Washington, 18 October 2000 (RFE/RL) -- Turkish President Ahmed Necdet Sezer's visit to Central Asia this week simultaneously calls attention to and highlights the limitations of linguistic and cultural affinities in defining geopolitical relationships.
Sezer arrived in Uzbekistan on Monday where he met with Uzbek President Islam Karimov and signed documents on defense cooperation and international organized crime. He then visited Turkmenistan and will go to Kyrgyzstan and Kazakhstan before returning home on Friday.
When the Soviet Union disintegrated a decade ago, many Western governments expected Turkey to play a key role in providing leadership for the five post-Soviet republics (the four he is visiting plus Azerbaijan) where members of the titular nationalities speak languages closely related to Turkish.

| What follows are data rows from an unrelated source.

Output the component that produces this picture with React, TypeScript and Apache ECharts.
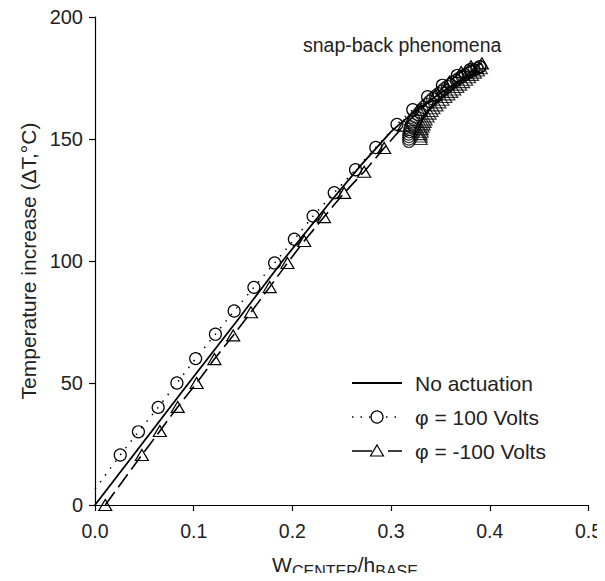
import React, { useEffect, useRef } from "react";
import * as echarts from "echarts";

// No actuation (solid line)
const noActX = [0, 0.038, 0.095, 0.143, 0.19, 0.24, 0.27, 0.3, 0.32, 0.34, 0.36, 0.38, 0.39];
const noActY = [0, 20, 50, 75, 100, 125, 139.5, 153, 160, 166, 171.5, 176, 178];

// phi = 100 Volts (dotted line with circles); first point is line start without marker
const posX = [0, 0.0256, 0.044, 0.064, 0.083, 0.102, 0.122, 0.141, 0.161, 0.182, 0.202, 0.221, 0.2424, 0.264, 0.2845, 0.306, 0.322, 0.337, 0.352, 0.367, 0.38, 0.39];
const posY = [6.5, 20.5, 30, 40, 50, 60, 70, 79.5, 89.2, 99.2, 108.9, 118.4, 128, 137.4, 146.5, 156, 162, 167.3, 172, 176, 178.4, 179.6];

// phi = -100 Volts (dashed line with triangles)
const negX = [0.0104, 0.0475, 0.0657, 0.0838, 0.103, 0.121, 0.14, 0.158, 0.177, 0.195, 0.212, 0.232, 0.2525, 0.2727, 0.293, 0.313, 0.33, 0.345, 0.359, 0.371, 0.381, 0.392];
const negY = [0, 20.5, 30.3, 40.2, 50, 59.8, 69.5, 79, 89.3, 99.2, 108.2, 118, 127.9, 136.6, 146.3, 155.5, 162, 168, 173.5, 177.5, 179.8, 181];

// snap-back branch, phi = 100 Volts (circles)
const snapPosX = [0.318, 0.318, 0.318, 0.318, 0.319, 0.319, 0.32, 0.321, 0.322, 0.323, 0.325, 0.327, 0.329, 0.331, 0.333, 0.336, 0.339, 0.342, 0.345, 0.348, 0.351, 0.354, 0.357, 0.36, 0.363, 0.366, 0.369, 0.372, 0.375, 0.378, 0.381, 0.384, 0.387, 0.39];
const snapPosY = [149, 150, 151, 152, 153, 154, 155, 156, 157, 158, 159, 160, 161, 162, 163, 164.2, 165.4, 166.5, 167.6, 168.6, 169.6, 170.6, 171.5, 172.4, 173.3, 174.1, 174.9, 175.6, 176.3, 177, 177.7, 178.3, 178.9, 179.5];

// snap-back branch, phi = -100 Volts (triangles)
const snapNegX = [0.33, 0.33, 0.33, 0.331, 0.331, 0.332, 0.333, 0.334, 0.335, 0.337, 0.339, 0.341, 0.343, 0.346, 0.349, 0.352, 0.355, 0.358, 0.361, 0.364, 0.367, 0.37, 0.373, 0.376, 0.379, 0.382, 0.385, 0.388, 0.391];
const snapNegY = [150, 151, 152, 153, 154, 155, 156, 157, 158, 159.2, 160.4, 161.5, 162.6, 163.8, 165, 166.1, 167.2, 168.3, 169.3, 170.3, 171.3, 172.3, 173.3, 174.3, 175.3, 176.3, 177.2, 178.1, 179];

const xTicks = [0, 0.1, 0.2, 0.3, 0.4, 0.5];
const yTicks = [0, 50, 100, 150, 200];
const legendNames = ["No actuation", "φ = 100 Volts", "φ = -100 Volts"];
// x-axis title pieces: [text, isSubscript]
const xTitleParts: [string, boolean][] = [["W", false], ["CENTER", true], ["/h", false], ["BASE", true]];

const FONT = "'Liberation Sans', Arial, Helvetica, sans-serif";
const INK = "#222";

const zip = (xs: number[], ys: number[]) => xs.map((x, i) => [x, ys[i]]);

function measure(text: string, size: number): number {
  const c = document.createElement("canvas").getContext("2d");
  if (!c) return text.length * size * 0.6;
  c.font = `${size}px ${FONT}`;
  return c.measureText(text).width;
}

export default function App() {
  const ref = useRef<HTMLDivElement>(null);
  useEffect(() => {
    if (!ref.current) return;
    const chart = echarts.init(ref.current, null, { renderer: "svg" });
    const hollow = { color: "rgba(255,255,255,0)", borderColor: "#000", borderWidth: 1.2 };

    const lx0 = 352;
    const lx1 = 402;
    const rows = [383, 417, 451];
    const legendGraphics: any[] = [
      { type: "line", shape: { x1: lx0, y1: rows[0], x2: lx1, y2: rows[0] }, style: { stroke: "#000", lineWidth: 1.8 } },
      { type: "line", shape: { x1: lx0, y1: rows[1], x2: lx1, y2: rows[1] }, style: { stroke: "#000", lineWidth: 1.5, lineDash: [1.5, 7] } },
      { type: "circle", shape: { cx: 377, cy: rows[1], r: 6 }, style: { fill: "#fff", stroke: "#000", lineWidth: 1.2 } },
      { type: "line", shape: { x1: lx0, y1: rows[2], x2: lx1, y2: rows[2] }, style: { stroke: "#000", lineWidth: 1.6, lineDash: [20, 16] } },
      { type: "polygon", shape: { points: [[377, rows[2] - 6], [383.5, rows[2] + 5], [370.5, rows[2] + 5]] }, style: { fill: "#fff", stroke: "#000", lineWidth: 1.2 } },
      ...legendNames.map((n, i) => ({
        type: "text",
        x: 415,
        y: rows[i],
        style: { text: n, fontSize: 21, fill: INK, fontFamily: FONT, verticalAlign: "middle", align: "left" },
      })),
    ];

    // x-axis title built from main text + subscripts
    const mainSize = 21;
    const subSize = 16;
    const widths = xTitleParts.map(([t, sub]) => measure(t, sub ? subSize : mainSize));
    const total = widths.reduce((a, b) => a + b, 0);
    let cx = 345 - total / 2;
    const xTitle: any[] = xTitleParts.map(([t, sub], i) => {
      const el = {
        type: "text",
        x: cx,
        y: sub ? 571.5 : 564.5,
        style: { text: t, fontSize: sub ? subSize : mainSize, fill: INK, fontFamily: FONT, align: "left", verticalAlign: "middle" },
      };
      cx += widths[i];
      return el;
    });

    chart.setOption({
      animation: false,
      textStyle: { fontFamily: FONT },
      grid: { left: 95, top: 17, right: 15, bottom: 76 },
      xAxis: {
        type: "value",
        min: xTicks[0],
        max: xTicks[xTicks.length - 1],
        interval: 0.1,
        splitLine: { show: false },
        axisLine: { lineStyle: { color: "#000", width: 1.2 } },
        axisTick: { length: 6, lineStyle: { color: "#000", width: 1.2 } },
        axisLabel: { color: INK, fontSize: 19.5, margin: 16, fontFamily: FONT, formatter: (v: number) => v.toFixed(1) },
      },
      yAxis: {
        type: "value",
        min: yTicks[0],
        max: yTicks[yTicks.length - 1],
        interval: 50,
        splitLine: { show: false },
        axisLine: { show: true, lineStyle: { color: "#000", width: 1.2 } },
        axisTick: { show: true, length: 6, lineStyle: { color: "#000", width: 1.2 } },
        axisLabel: { color: INK, fontSize: 20, margin: 12, fontFamily: FONT },
      },
      graphic: [
        {
          type: "text",
          left: 303,
          top: 35,
          style: { text: "snap-back phenomena", fontSize: 19.5, fill: INK, fontFamily: FONT },
        },
        {
          type: "text",
          x: 28,
          y: 261,
          rotation: Math.PI / 2,
          style: {
            text: "Temperature increase (ΔT,°C)",
            fontSize: 21,
            fill: INK,
            fontFamily: FONT,
            align: "center",
            verticalAlign: "middle",
          },
        },
        ...xTitle,
        ...legendGraphics,
      ],
      series: [
        {
          name: legendNames[0],
          type: "line",
          data: zip(noActX, noActY),
          showSymbol: false,
          symbol: "none",
          lineStyle: { color: "#000", width: 1.8, type: "solid" },
          z: 3,
        },
        {
          name: legendNames[1],
          type: "line",
          data: zip(posX, posY).map((p, i) => (i === 0 ? { value: p, symbol: "none" } : { value: p })),
          symbol: "circle",
          symbolSize: 12,
          showAllSymbol: true,
          lineStyle: { color: "#000", width: 1.5, type: [1.5, 7] },
          itemStyle: hollow,
          z: 2,
        },
        {
          name: legendNames[2],
          type: "line",
          data: zip(negX, negY),
          symbol: "triangle",
          symbolSize: [13, 11],
          showAllSymbol: true,
          lineStyle: { color: "#000", width: 1.6, type: [16, 6] },
          itemStyle: hollow,
          z: 2,
        },
        {
          name: "snapPos",
          type: "scatter",
          data: zip(snapPosX, snapPosY),
          symbol: "circle",
          symbolSize: 12,
          itemStyle: hollow,
          z: 2,
        },
        {
          name: "snapNeg",
          type: "scatter",
          data: zip(snapNegX, snapNegY),
          symbol: "triangle",
          symbolSize: [13, 11],
          itemStyle: hollow,
          z: 2,
        },
      ],
    });
    return () => chart.dispose();
  }, []);
  return <div ref={ref} style={{ width: 605, height: 581, margin: -8 }} />;
}
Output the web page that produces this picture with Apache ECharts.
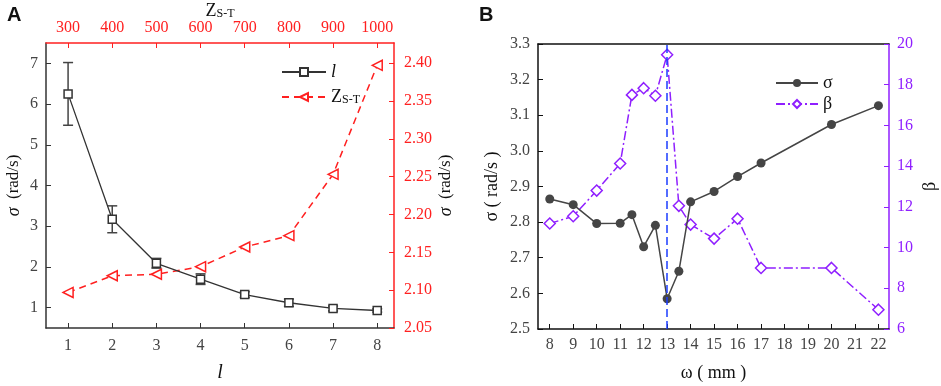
<!DOCTYPE html>
<html>
<head>
<meta charset="utf-8">
<script src="https://cdn.jsdelivr.net/npm/echarts@6/dist/echarts.min.js"></script>
<style>
  html, body { margin: 0; padding: 0; background: #fff; }
  #chart { width: 941px; height: 386px; }
</style>
</head>
<body>
<div id="chart"></div>
<script>
// === panel A data ===
const lValues = [1, 2, 3, 4, 5, 6, 7, 8];
const zValues = [300, 400, 500, 600, 700, 800, 900, 1000];
const sigmaL = [6.25, 3.17, 2.09, 1.70, 1.32, 1.12, 0.98, 0.93];
const sigmaLErr = [0.77, 0.33, 0.12, 0.13, 0.07, 0.09, 0.06, 0.04];
const sigmaZ = [2.097, 2.119, 2.121, 2.131, 2.157, 2.172, 2.253, 2.397];
const lTicks = [1, 2, 3, 4, 5, 6, 7, 8];
const zTicks = [300, 400, 500, 600, 700, 800, 900, 1000];
const sigmaLTicks = [1, 2, 3, 4, 5, 6, 7];
const sigmaZTicks = [2.05, 2.10, 2.15, 2.20, 2.25, 2.30, 2.35, 2.40];

// === panel B data ===
const omega = [8, 9, 10, 11, 11.5, 12, 12.5, 13, 13.5, 14, 15, 16, 17, 20, 22];
const sigmaW = [2.865, 2.849, 2.796, 2.797, 2.821, 2.731, 2.791, 2.585, 2.662, 2.857, 2.886, 2.928, 2.966, 3.074, 3.127];
const beta = [11.18, 11.54, 12.80, 14.13, 17.50, 17.83, 17.46, 19.47, 12.05, 11.13, 10.44, 11.42, 9.0, 9.0, 6.95];
const omegaTicks = [8, 9, 10, 11, 12, 13, 14, 15, 16, 17, 18, 19, 20, 21, 22];
const omegaMark = 13;

const serif = "'Liberation Serif', 'Times New Roman', serif";
const ink = '#333';
const red = '#ff2020';
const purple = '#8f1fff';

const zip = (a, b) => a.map((v, i) => [v, b[i]]);

const chart = echarts.init(document.getElementById('chart'));

const tick = { show: true, inside: true, length: 5 };
const label = (color) => ({ color: color, fontFamily: serif, fontSize: 16 });
const subRich = {
    z: { fontFamily: serif, fontSize: 18, color: '#111', verticalAlign: 'top', lineHeight: 18 },
    s: { fontFamily: serif, fontSize: 12, color: '#111', verticalAlign: 'bottom', lineHeight: 12, padding: [13, 0, 0, 0] }
};

const option = {
    animation: false,
    title: [
        { text: 'A', left: 2, top: 0, textStyle: { fontFamily: "'Liberation Sans', Arial, sans-serif", fontWeight: 'bold', fontSize: 20, color: '#111' } },
        { text: 'B', left: 474, top: 0, textStyle: { fontFamily: "'Liberation Sans', Arial, sans-serif", fontWeight: 'bold', fontSize: 20, color: '#111' } }
    ],
    grid: [
        { left: 46, top: 43, width: 348, height: 285, containLabel: false, outerBoundsMode: 'none' },
        { left: 538, top: 44, width: 351, height: 285, containLabel: false, outerBoundsMode: 'none' }
    ],
    legend: [
        {
            data: ['l', 'Z'],
            left: 276, top: 58, orient: 'vertical',
            itemWidth: 44, itemHeight: 10, itemGap: 0,
            formatter: name => name === 'Z' ? '{z|Z}{s|S-T}' : '{i|l}',
            textStyle: {
                color: '#111', fontFamily: serif, fontSize: 18,
                rich: Object.assign({ i: { fontFamily: serif, fontSize: 18, fontStyle: 'italic', color: '#111' } }, subRich)
            }
        },
        {
            data: ['σ', 'β'],
            left: 770, top: 69, orient: 'vertical',
            itemWidth: 42, itemHeight: 10, itemGap: 3,
            textStyle: { color: '#111', fontFamily: serif, fontSize: 18 }
        }
    ],
    xAxis: [
        {
            gridIndex: 0, type: 'value', min: 0.5, max: 8.38,
            name: 'l', nameLocation: 'middle', nameGap: 35, nameMoveOverlap: false,
            nameTextStyle: { fontFamily: serif, fontSize: 20, fontStyle: 'italic', color: '#111' },
            axisLine: { lineStyle: { color: ink, width: 1.5 } },
            axisTick: Object.assign({ customValues: lTicks }, tick),
            axisLabel: Object.assign({ customValues: lTicks, margin: 10 }, label('#444')),
            splitLine: { show: false }
        },
        {
            gridIndex: 0, type: 'value', position: 'top', min: 250, max: 1038,
            name: '{z|Z}{s|S-T}', nameLocation: 'middle', nameGap: 23, nameMoveOverlap: false,
            nameTextStyle: { rich: subRich },
            axisLine: { lineStyle: { color: red, width: 1.5 } },
            axisTick: Object.assign({ customValues: zTicks, lineStyle: { color: red } }, tick),
            axisLabel: Object.assign({ customValues: zTicks, margin: 7, formatter: v => String(v) }, label(red)),
            splitLine: { show: false }
        },
        {
            gridIndex: 1, type: 'value', min: 7.5, max: 22.45,
            name: 'ω ( mm )', nameLocation: 'middle', nameGap: 35, nameMoveOverlap: false,
            nameTextStyle: { fontFamily: serif, fontSize: 18, color: '#111' },
            axisLine: { lineStyle: { color: '#111', width: 1.5 } },
            axisTick: Object.assign({ customValues: omegaTicks }, tick),
            axisLabel: Object.assign({ customValues: omegaTicks, margin: 8 }, label('#444')),
            splitLine: { show: false }
        },
        {
            gridIndex: 1, type: 'value', position: 'top', min: 7.5, max: 22.45,
            axisLine: { lineStyle: { color: '#111', width: 1.5 } },
            axisTick: { show: false }, axisLabel: { show: false }, splitLine: { show: false }
        }
    ],
    yAxis: [
        {
            gridIndex: 0, type: 'value', min: 0.5, max: 7.5,
            name: '{i|σ}  (rad/s)', nameLocation: 'middle', nameGap: 23, nameRotate: 90, nameMoveOverlap: false,
            nameTextStyle: {
                fontFamily: serif, fontSize: 17, color: '#111',
                rich: { i: { fontFamily: serif, fontSize: 18, fontStyle: 'italic', color: '#111' } }
            },
            axisLine: { lineStyle: { color: ink, width: 1.5 } },
            axisTick: Object.assign({ customValues: sigmaLTicks }, tick),
            axisLabel: Object.assign({ customValues: sigmaLTicks, margin: 8 }, label('#444')),
            splitLine: { show: false }
        },
        {
            gridIndex: 0, type: 'value', position: 'right', min: 2.05, max: 2.4265,
            name: '{i|σ}  (rad/s)', nameLocation: 'middle', nameGap: 43, nameRotate: 90, nameMoveOverlap: false,
            nameTextStyle: {
                fontFamily: serif, fontSize: 17, color: '#111',
                rich: { i: { fontFamily: serif, fontSize: 18, fontStyle: 'italic', color: '#111' } }
            },
            axisLine: { lineStyle: { color: red, width: 1.5 } },
            axisTick: Object.assign({ customValues: sigmaZTicks, lineStyle: { color: red } }, tick),
            axisLabel: Object.assign({ customValues: sigmaZTicks, margin: 10, formatter: v => v.toFixed(2) }, label(red)),
            splitLine: { show: false }
        },
        {
            gridIndex: 1, type: 'value', min: 2.5, max: 3.3, interval: 0.1,
            name: 'σ ( rad/s )', nameLocation: 'middle', nameGap: 37, nameRotate: 90, nameMoveOverlap: false,
            nameTextStyle: { fontFamily: serif, fontSize: 18, color: '#111' },
            axisLine: { lineStyle: { color: '#111', width: 1.5 } },
            axisTick: tick,
            axisLabel: Object.assign({ margin: 8, formatter: v => v.toFixed(1) }, label('#444')),
            splitLine: { show: false }
        },
        {
            gridIndex: 1, type: 'value', position: 'right', min: 6, max: 20, interval: 2,
            name: 'β', nameLocation: 'middle', nameGap: 32, nameRotate: 90, nameMoveOverlap: false,
            nameTextStyle: { fontFamily: serif, fontSize: 18, color: '#111' },
            axisLine: { lineStyle: { color: purple, width: 1.5 } },
            axisTick: Object.assign({ lineStyle: { color: purple } }, tick),
            axisLabel: Object.assign({ margin: 8 }, label(purple)),
            splitLine: { show: false }
        }
    ],
    series: [
        {
            name: 'lErr', type: 'custom', xAxisIndex: 0, yAxisIndex: 0, z: 1,
            data: lValues.map((x, i) => [x, sigmaL[i] - sigmaLErr[i], sigmaL[i] + sigmaLErr[i]]),
            encode: { x: 0, y: [1, 2] },
            renderItem: (params, api) => {
                const x = api.value(0);
                const pLo = api.coord([x, api.value(1)]);
                const pHi = api.coord([x, api.value(2)]);
                const w = 5;
                const style = { stroke: '#444', lineWidth: 1.5 };
                return {
                    type: 'group',
                    children: [
                        { type: 'line', shape: { x1: pHi[0], y1: pHi[1], x2: pLo[0], y2: pLo[1] }, style: style },
                        { type: 'line', shape: { x1: pHi[0] - w, y1: pHi[1], x2: pHi[0] + w, y2: pHi[1] }, style: style },
                        { type: 'line', shape: { x1: pLo[0] - w, y1: pLo[1], x2: pLo[0] + w, y2: pLo[1] }, style: style }
                    ]
                };
            }
        },
        {
            name: 'l', type: 'line', xAxisIndex: 0, yAxisIndex: 0, z: 3,
            data: zip(lValues, sigmaL),
            symbol: 'rect', symbolSize: 8,
            lineStyle: { color: ink, width: 1.3 },
            itemStyle: { color: '#fff', borderColor: ink, borderWidth: 1.5 }
        },
        {
            name: 'Z', type: 'line', xAxisIndex: 1, yAxisIndex: 1, z: 2,
            data: zip(zValues, sigmaZ),
            symbol: 'triangle', symbolSize: 10, symbolRotate: 90,
            lineStyle: { color: red, width: 1.5, type: [7, 5] },
            itemStyle: { color: '#fff', borderColor: red, borderWidth: 1.5 }
        },
        {
            name: 'σ', type: 'line', xAxisIndex: 2, yAxisIndex: 2, z: 3,
            data: zip(omega, sigmaW),
            symbol: 'circle', symbolSize: 9,
            lineStyle: { color: '#454545', width: 1.5 },
            itemStyle: { color: '#454545' },
            markLine: {
                silent: true, symbol: 'none', label: { show: false },
                lineStyle: { color: '#1b3dff', type: [8, 4], width: 1.5 },
                data: [{ xAxis: omegaMark }]
            }
        },
        {
            name: 'β', type: 'line', xAxisIndex: 2, yAxisIndex: 3, z: 2,
            data: zip(omega, beta),
            symbol: 'diamond', symbolSize: 11,
            lineStyle: { color: purple, width: 1.5, type: [9, 3, 2, 3] },
            itemStyle: { color: '#fff', borderColor: purple, borderWidth: 1.5 }
        }
    ]
};

chart.setOption(option);
window.addEventListener('resize', () => chart.resize());
</script>
</body>
</html>
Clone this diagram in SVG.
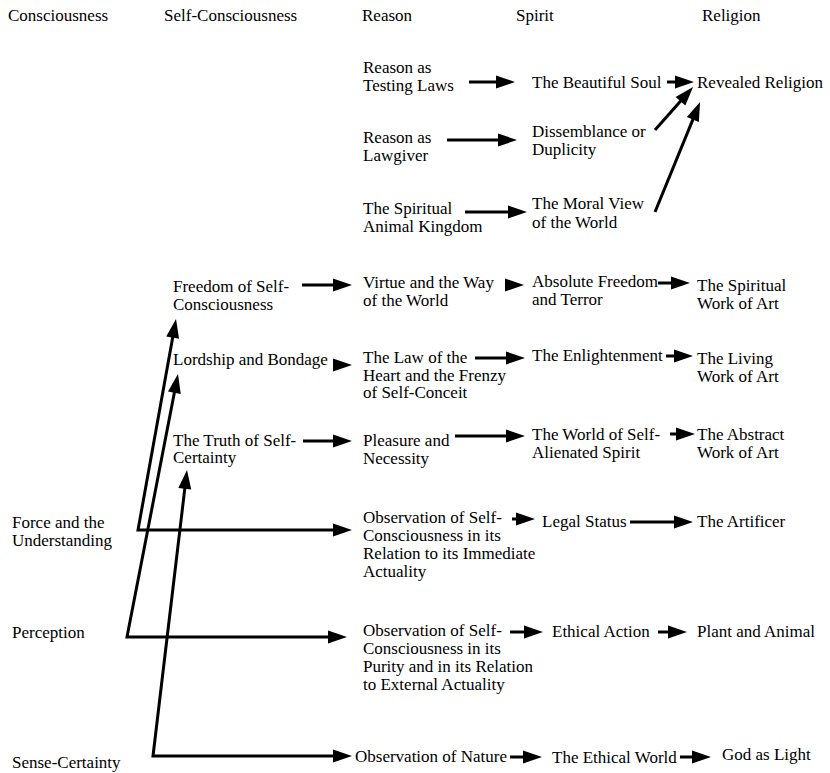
<svg xmlns="http://www.w3.org/2000/svg" width="830" height="773" viewBox="0 0 830 773">
<style>
text{font-family:"Liberation Serif","Times New Roman",serif;font-size:17px;fill:#000}
.hd{font-size:17px}
.c{fill:none;stroke:#000;stroke-width:3;stroke-linejoin:miter;marker-end:url(#ah)}
.lc{fill:none;stroke:#000;stroke-width:3;stroke-linejoin:miter;marker-start:url(#ah);marker-end:url(#ah)}
</style>
<defs>
<marker id="ah" markerUnits="userSpaceOnUse" markerWidth="20" markerHeight="14" refX="7" refY="6.5" orient="auto-start-reverse" viewBox="0 0 20 14" overflow="visible">
<path d="M0,0 L19,6.5 L0,13 Z" fill="#000"/>
</marker>
</defs>
<rect width="830" height="773" fill="#fff"/>
<g id="headers">
<text class="hd" x="8" y="21">Consciousness</text>
<text class="hd" x="164" y="21">Self-Consciousness</text>
<text class="hd" x="362" y="21">Reason</text>
<text class="hd" x="516" y="21">Spirit</text>
<text class="hd" x="702" y="21">Religion</text>
</g>
<g id="force"><text x="12" y="528">Force and the</text><text x="12" y="545.5">Understanding</text></g>
<g id="perception"><text x="12" y="638">Perception</text></g>
<g id="sense"><text x="12" y="768">Sense-Certainty</text></g>
<g id="freedom"><text x="173" y="292">Freedom of Self-</text><text x="173" y="309.5">Consciousness</text></g>
<g id="lordship"><text x="173" y="365">Lordship and Bondage</text></g>
<g id="truth"><text x="173" y="445.5">The Truth of Self-</text><text x="173" y="463">Certainty</text></g>
<g id="testing"><text x="363" y="72.5">Reason as</text><text x="363" y="90.5">Testing Laws</text></g>
<g id="lawgiver"><text x="363" y="143">Reason as</text><text x="363" y="161">Lawgiver</text></g>
<g id="animal"><text x="363" y="213.5">The Spiritual</text><text x="363" y="232">Animal Kingdom</text></g>
<g id="virtue"><text x="363" y="288">Virtue and the Way</text><text x="363" y="305.5">of the World</text></g>
<g id="law"><text x="363" y="363">The Law of the</text><text x="363" y="380.5">Heart and the Frenzy</text><text x="363" y="398">of Self-Conceit</text></g>
<g id="pleasure"><text x="363" y="446">Pleasure and</text><text x="363" y="463.5">Necessity</text></g>
<g id="obs1"><text x="363" y="523">Observation of Self-</text><text x="363" y="541">Consciousness in its</text><text x="363" y="559">Relation to its Immediate</text><text x="363" y="576.5">Actuality</text></g>
<g id="obs2"><text x="363" y="636">Observation of Self-</text><text x="363" y="654">Consciousness in its</text><text x="363" y="672">Purity and in its Relation</text><text x="363" y="690">to External Actuality</text></g>
<g id="obsnature"><text x="355" y="762">Observation of Nature</text></g>
<g id="beautiful"><text x="532" y="88">The Beautiful Soul</text></g>
<g id="dissemblance"><text x="532" y="136.5">Dissemblance or</text><text x="532" y="155">Duplicity</text></g>
<g id="moral"><text x="532" y="209">The Moral View</text><text x="532" y="227.5">of the World</text></g>
<g id="absolute"><text x="532" y="287">Absolute Freedom</text><text x="532" y="304.5">and Terror</text></g>
<g id="enlightenment"><text x="532" y="361">The Enlightenment</text></g>
<g id="alienated"><text x="532" y="440">The World of Self-</text><text x="532" y="457.5">Alienated Spirit</text></g>
<g id="legal"><text x="542" y="527">Legal Status</text></g>
<g id="ethicalaction"><text x="552" y="637">Ethical Action</text></g>
<g id="ethicalworld"><text x="552" y="763">The Ethical World</text></g>
<g id="revealed"><text x="697" y="88">Revealed Religion</text></g>
<g id="spiritualart"><text x="697" y="291">The Spiritual</text><text x="697" y="308.5">Work of Art</text></g>
<g id="livingart"><text x="697" y="364">The Living</text><text x="697" y="381.5">Work of Art</text></g>
<g id="abstractart"><text x="697" y="440">The Abstract</text><text x="697" y="457.5">Work of Art</text></g>
<g id="artificer"><text x="697" y="527">The Artificer</text></g>
<g id="plant"><text x="697" y="637">Plant and Animal</text></g>
<g id="god"><text x="722" y="760">God as Light</text></g>
<g id="connectors">
<path class="lc" d="M173.9,330.8 L138,530 L340,530"/>
<path class="lc" d="M175.7,385.8 L127,637 L335,637"/>
<path class="lc" d="M185.6,481.9 L153,756 L340,756"/>
<path class="c" d="M469,82 H503"/>
<path class="c" d="M667,82 H682"/>
<path class="c" d="M447,140 H505"/>
<path class="c" d="M655,130 L685.1,96"/>
<path class="c" d="M465,212 H515"/>
<path class="c" d="M655,212 L695.5,113.1"/>
<path class="c" d="M302,285 H340"/>
<path class="c" d="M505,285 H512"/>
<path class="c" d="M658,283 H678"/>
<path class="c" d="M333,365 H340"/>
<path class="c" d="M475,358 H513"/>
<path class="c" d="M666,356 H681"/>
<path class="c" d="M303,441 H340"/>
<path class="c" d="M455,436 H513"/>
<path class="c" d="M670,434 H683"/>
<path class="c" d="M512,519 H523"/>
<path class="c" d="M630,522 H681"/>
<path class="c" d="M510,632 H531"/>
<path class="c" d="M658,632 H675"/>
<path class="c" d="M510,757 H530"/>
<path class="c" d="M680,757 H699"/>
</g>
</svg>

And many observers would have predicted that any future visit there by a Turkish president would thus be a major event.
At least so far, however, both the leaders Sezer is meeting with and the world media covering his trip have treated his meetings in a very low-key way. On the one hand, such treatment suggests that a Turkish president's visit to these countries has become something entirely normal. But on the other, it inevitably raises questions as to why the dramatic predictions of a decade ago have failed to come true.
The reasons are not far to seek. When the countries of Central Asia gained their independence, many Western governments assumed that culture would play the key role in defining the future of the region. And some Western officials and commentators suggested that there would be a new "great game" for influence over these countries, this time between Turkey and Iran.
In this competition, the advocates of this view held, Turkey enjoyed certain advantages over Iran and therefore, many in the West hoped, would become the dominant regional power. Unlike Iran, which was radically Islamist and Shiite, Turkey was secular and Sunni, making it more like the leaders and peoples of Central Asia and thus potentially more attractive.
Moreover, Turkey was relatively well-off and could be expected to serve as both a source and a conduit of Western assistance to these countries. Iran, on the other hand, was poor and an even poorer candidate to become a channel of any Western assistance to that region. And finally and for many most importantly, the people of Turkey spoke a language similar to if not identical with the languages of four of the five Central Asian countries.
But in many ways, this competition never really took place, not because Turkey and Iran did not have the qualities ascribed to them but because these qualities -- largely linguistic and cultural -- have not played as great a role as three others which were largely ignored in the immediate aftermath of the collapse of Soviet power.
First and foremost among these factors was geography. Central Asia is a landlocked region with few good options to reach the outside world. As a result, it has always been an area of immense natural resources but typically been one of equally immense poverty.
Turkey has not been able to play the role of bridge to the West because it is not immediately next door to Central Asia. To go from one to the other requires passing through third countries, many of which have their own interests, agendas which sometimes are antithetical to both. And Iran, largely because of American hostility to its regime, has been a cork rather than a bridge for these countries. The second critically neglected factor was economics. The Central Asian countries were and remain labor surplus but capital short. As economic theory would have predicted, they thus linked up with those countries able to supply the most capital. In the early 1990s, these were the capital-rich states of the Pacific rim, the so-called "little dragons of Asia."
Not surprisingly, for most of the last decade, three of the five presidents in Central Asia have had Koreans as economic advisors. As a result, Daewoo has proven to be a bigger player in the region--at least so far--than Mecca, something the cultural perspective did not predict.
And third, the linguistic and cultural assumptions behind a new great game neglected the political history of the region. In the absence of a concerted effort by a major outside power, Russia both as the center of the former imperial system in which the Central Asian elites were raised and as the country through which these states generally must try to reach the West, has remained the predominant power.
None of these factors was invisible a decade ago, but all of them were either ignored or downplayed by those who adopted a kind of cultural perspective they would not use elsewhere. Now, as the Turkish president makes his way through the region, the limitations of that approach are too obvious to be ignored, a factor that may lead to a more balanced and hence accurate assessment of just where Central Asia and its partners are headed.